Вулканисты наполняли историю мира грохотом чудовищных катастроф, похожих на гнев библейского Иеговы. Некоторые воображали, что даже близость к вулканам – кузницам мира – преображает всю человеческую природу. «Жители базальтовых местностей, – писал аббат Жиро–Сулави, – трудно поддаются управлению, склонны к мятежам и не боятся бога». Базальты – вот истинная, так долго и тщетно разыскиваемая причина быстрого распространения реформации!

Что же мудреного в том, что многие выдающиеся люди, как, например, Гете, предпочитали другую крайность – нептунизм?

Спор между плутонпстамн и нептунистами вертелся вокруг базальта. Базальт в глазах тогдашней геологии был не просто одной из горных пород. Он имел символическое значение.

Когда Гумбольдт приехал во Фрейберг, о нем там уже знали, как об авторе «Минералогических наблюдений над некоторыми рейнскими базальтами» – нептунической брошюры, написанной года за два до того. Сам Гумбольдт несколько раз с величайшей почтительностью писал Вернеру. Но тот принял юношу сухо и заносчиво. К Гумбольдту был приставлен в качестве наставника Фрейеслебен, с ко–торым юноша и погрузился на другой день после приезда в глубину минералогической и горнозаводской премудрости.
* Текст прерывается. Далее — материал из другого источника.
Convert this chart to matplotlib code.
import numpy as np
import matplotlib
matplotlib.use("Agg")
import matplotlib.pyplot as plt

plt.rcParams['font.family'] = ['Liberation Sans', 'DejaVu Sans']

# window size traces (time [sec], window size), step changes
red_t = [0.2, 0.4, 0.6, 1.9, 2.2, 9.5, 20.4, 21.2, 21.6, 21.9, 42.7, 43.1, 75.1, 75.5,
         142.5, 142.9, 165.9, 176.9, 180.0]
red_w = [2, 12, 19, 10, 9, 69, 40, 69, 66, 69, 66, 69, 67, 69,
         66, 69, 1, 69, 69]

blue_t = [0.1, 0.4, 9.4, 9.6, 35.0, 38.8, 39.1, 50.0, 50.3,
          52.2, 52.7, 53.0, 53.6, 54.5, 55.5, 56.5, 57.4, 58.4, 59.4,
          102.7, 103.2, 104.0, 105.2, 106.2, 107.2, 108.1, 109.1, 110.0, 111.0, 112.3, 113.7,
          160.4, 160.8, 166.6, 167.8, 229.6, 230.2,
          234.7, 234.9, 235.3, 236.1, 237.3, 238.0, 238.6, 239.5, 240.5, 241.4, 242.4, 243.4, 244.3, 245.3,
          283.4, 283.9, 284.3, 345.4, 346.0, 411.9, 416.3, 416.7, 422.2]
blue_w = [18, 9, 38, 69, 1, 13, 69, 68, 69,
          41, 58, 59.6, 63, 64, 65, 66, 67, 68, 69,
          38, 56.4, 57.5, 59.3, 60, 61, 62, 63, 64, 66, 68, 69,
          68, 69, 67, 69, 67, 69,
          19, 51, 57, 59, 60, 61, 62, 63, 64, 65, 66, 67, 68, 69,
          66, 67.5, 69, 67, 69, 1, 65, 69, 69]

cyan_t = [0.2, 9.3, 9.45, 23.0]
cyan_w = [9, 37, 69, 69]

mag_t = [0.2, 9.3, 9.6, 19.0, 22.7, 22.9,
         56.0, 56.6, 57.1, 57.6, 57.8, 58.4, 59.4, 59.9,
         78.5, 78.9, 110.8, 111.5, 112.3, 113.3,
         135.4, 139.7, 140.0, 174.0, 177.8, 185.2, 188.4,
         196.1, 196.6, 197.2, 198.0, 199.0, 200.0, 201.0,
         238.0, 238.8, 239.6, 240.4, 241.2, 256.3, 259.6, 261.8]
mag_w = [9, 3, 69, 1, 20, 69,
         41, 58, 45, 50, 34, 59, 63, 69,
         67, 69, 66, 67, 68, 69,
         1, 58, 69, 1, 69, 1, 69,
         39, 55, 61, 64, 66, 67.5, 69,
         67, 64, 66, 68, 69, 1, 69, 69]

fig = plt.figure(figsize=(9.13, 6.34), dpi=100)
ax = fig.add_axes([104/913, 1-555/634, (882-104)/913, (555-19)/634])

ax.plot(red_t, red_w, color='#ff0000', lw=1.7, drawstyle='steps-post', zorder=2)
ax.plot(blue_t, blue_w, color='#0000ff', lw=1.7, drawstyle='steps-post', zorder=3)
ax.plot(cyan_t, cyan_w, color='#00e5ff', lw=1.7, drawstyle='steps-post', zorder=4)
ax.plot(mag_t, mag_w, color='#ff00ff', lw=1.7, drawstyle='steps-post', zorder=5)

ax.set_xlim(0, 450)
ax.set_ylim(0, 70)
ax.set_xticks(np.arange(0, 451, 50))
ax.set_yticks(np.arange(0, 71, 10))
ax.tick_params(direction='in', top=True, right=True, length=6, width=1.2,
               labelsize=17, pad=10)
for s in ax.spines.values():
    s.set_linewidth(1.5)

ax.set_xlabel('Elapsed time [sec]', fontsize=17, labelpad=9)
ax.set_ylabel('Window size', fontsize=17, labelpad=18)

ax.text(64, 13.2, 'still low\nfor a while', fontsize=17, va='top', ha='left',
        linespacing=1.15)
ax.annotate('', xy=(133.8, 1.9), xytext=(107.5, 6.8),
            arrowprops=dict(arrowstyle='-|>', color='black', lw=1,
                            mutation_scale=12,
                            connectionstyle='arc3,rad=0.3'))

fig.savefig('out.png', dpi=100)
В те времена в организации немецкого высшего образования еще оставалось много средневекового. Ученики группировались вокруг учителя. Строго определенных курсов не было, скорее велся ряд семинаров. Как в прежних ремесленных цехах, «мастер» в докторской шапочке передавал свое искусство «подмастерьям».

Гумбольдт поступал к Вернеру на полгода.

Он занимался горным делом, минералогией, геогнозией, чугуноплавильным производством (все это читал Вернер), машиноведением, чистой и прикладной математикой (которые вели Шарпантье и его ученик Лемпе), горным правом (читал Келер), пробирным делом (читал Клоцш) и маркшейдерским искусством (руководил Фрейеслебен). Он исходил с Фрейеслебеном Богемские горы с их лабиринтом рудников.
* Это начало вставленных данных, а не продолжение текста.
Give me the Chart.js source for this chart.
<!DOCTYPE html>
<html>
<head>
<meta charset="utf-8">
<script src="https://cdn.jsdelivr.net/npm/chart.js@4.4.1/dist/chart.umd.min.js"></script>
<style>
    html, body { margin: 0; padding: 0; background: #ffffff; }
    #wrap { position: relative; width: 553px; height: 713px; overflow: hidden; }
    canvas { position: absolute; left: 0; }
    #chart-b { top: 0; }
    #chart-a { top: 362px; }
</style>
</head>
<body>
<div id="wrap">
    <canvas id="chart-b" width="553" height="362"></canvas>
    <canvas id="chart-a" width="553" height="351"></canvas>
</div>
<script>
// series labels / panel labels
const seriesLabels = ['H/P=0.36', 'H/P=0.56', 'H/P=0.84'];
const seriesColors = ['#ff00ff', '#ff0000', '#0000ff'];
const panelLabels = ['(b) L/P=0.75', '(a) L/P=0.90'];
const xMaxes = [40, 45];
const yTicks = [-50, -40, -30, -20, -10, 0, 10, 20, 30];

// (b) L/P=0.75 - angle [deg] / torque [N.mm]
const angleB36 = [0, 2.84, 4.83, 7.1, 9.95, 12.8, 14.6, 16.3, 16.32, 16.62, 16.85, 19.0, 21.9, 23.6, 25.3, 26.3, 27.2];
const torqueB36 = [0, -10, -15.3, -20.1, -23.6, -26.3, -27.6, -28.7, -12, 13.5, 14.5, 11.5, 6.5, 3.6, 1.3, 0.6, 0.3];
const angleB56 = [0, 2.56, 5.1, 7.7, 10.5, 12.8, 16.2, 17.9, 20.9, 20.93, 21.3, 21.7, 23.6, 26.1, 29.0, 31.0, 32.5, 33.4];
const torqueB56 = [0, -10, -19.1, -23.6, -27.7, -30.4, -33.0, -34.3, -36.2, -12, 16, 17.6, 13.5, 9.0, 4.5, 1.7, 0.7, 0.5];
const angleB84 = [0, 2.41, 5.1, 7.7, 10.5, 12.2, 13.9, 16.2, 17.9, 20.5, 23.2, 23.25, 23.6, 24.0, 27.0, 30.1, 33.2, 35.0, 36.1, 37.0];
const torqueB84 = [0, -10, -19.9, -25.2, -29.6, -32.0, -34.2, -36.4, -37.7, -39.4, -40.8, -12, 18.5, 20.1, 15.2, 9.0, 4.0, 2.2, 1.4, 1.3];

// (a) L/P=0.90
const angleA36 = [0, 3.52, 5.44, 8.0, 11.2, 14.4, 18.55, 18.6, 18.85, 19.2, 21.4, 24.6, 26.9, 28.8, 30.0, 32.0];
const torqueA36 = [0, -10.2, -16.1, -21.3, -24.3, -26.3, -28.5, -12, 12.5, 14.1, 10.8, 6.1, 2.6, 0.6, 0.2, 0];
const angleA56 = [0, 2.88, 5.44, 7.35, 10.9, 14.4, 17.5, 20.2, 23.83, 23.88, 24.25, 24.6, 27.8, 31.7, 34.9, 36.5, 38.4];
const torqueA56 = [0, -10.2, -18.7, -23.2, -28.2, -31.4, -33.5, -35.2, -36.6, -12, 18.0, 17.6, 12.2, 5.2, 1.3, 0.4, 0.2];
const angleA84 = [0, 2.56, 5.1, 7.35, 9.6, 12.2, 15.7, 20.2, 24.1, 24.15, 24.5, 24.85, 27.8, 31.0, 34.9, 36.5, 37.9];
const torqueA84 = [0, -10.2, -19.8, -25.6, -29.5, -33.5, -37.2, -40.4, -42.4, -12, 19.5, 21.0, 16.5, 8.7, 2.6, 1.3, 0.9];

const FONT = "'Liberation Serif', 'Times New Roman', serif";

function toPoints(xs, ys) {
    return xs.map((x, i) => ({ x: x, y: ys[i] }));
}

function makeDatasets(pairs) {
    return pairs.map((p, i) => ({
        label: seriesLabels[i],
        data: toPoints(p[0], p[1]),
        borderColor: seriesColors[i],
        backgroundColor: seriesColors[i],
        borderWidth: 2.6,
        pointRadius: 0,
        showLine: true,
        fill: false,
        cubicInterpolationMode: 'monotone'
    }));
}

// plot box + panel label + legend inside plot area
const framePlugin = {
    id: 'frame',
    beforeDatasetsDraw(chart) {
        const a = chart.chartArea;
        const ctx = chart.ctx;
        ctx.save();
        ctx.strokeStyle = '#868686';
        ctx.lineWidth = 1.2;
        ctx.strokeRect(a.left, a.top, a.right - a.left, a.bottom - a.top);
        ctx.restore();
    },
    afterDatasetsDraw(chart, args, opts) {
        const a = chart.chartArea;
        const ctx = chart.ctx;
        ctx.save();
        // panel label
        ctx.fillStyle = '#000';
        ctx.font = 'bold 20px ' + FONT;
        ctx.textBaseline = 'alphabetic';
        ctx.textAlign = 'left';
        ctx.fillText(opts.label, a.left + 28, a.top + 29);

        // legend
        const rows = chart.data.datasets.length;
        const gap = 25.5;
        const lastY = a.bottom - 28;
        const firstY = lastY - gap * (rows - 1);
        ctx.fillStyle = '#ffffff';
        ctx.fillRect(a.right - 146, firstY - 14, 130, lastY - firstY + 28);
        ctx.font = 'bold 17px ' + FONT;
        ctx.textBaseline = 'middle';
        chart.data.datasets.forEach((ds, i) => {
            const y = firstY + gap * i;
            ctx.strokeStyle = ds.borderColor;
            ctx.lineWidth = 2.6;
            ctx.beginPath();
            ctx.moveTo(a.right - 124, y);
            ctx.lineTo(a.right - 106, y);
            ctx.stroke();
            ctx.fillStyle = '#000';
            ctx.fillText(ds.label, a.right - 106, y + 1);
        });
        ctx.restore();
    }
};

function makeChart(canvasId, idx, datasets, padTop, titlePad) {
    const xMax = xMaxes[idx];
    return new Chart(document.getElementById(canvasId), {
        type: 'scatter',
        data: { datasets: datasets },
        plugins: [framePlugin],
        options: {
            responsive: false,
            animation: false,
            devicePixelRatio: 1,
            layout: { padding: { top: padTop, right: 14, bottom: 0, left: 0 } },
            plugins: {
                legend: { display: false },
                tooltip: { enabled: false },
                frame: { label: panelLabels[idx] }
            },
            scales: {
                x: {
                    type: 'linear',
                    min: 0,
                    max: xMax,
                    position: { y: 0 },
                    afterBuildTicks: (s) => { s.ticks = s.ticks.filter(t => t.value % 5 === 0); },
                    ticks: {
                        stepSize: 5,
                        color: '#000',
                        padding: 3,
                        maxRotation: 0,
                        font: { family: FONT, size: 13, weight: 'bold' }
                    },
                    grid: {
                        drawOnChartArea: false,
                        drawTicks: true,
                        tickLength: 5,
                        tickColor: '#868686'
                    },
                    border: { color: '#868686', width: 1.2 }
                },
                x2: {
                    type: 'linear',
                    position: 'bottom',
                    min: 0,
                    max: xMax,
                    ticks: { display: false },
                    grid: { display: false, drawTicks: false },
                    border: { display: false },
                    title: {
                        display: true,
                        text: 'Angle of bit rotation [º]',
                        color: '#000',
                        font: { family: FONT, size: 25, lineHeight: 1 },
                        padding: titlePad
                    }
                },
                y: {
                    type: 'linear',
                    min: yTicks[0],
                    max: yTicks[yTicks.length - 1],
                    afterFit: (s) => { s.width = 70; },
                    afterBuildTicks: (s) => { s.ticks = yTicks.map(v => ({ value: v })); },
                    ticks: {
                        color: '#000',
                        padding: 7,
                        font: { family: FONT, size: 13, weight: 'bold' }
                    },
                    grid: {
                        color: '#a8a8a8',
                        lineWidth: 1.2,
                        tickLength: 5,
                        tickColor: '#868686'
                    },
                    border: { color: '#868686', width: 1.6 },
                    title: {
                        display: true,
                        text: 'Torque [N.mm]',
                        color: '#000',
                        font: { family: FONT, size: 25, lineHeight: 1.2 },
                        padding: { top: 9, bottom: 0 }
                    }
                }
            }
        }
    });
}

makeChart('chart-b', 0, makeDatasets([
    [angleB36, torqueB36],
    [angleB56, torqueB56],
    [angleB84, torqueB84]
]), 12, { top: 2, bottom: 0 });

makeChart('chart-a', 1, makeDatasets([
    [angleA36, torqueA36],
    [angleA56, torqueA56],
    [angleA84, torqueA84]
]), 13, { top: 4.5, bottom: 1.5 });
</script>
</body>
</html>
Личное, домашнее общение студента (привилегированного, конечно) с профессором входило важным элементом в систему обучения.

Такая система могла не дать ничего, но от нее можно было взять и многое. Гумбольдт брал. «Я почти каждое утро от 7 до 12 часов провожу в шахтах, после полудня занимаюсь, вечером охочусь за мхами, как это называет Форстер».

И в другом письме:

«Я сделал 150 миль пешком и в карете через Богемию, Тюрингию, Мансфельд и т. д., ежедневно, в 6 утра, по глубокому снегу иду в рудники, а после полудня должен еще успеть поработать в 5–6 коллегиях… Никогда еще ие был я так занят, как теперь. Здоровье мое подалось. Но в целом я чувствую себя очень хорошо. Я заппмаюсь делом, которое, если любить его, нельзя не делать страстно, я бесконечно расширил свои знания и никогда не работал с такой легкостью, как теперь».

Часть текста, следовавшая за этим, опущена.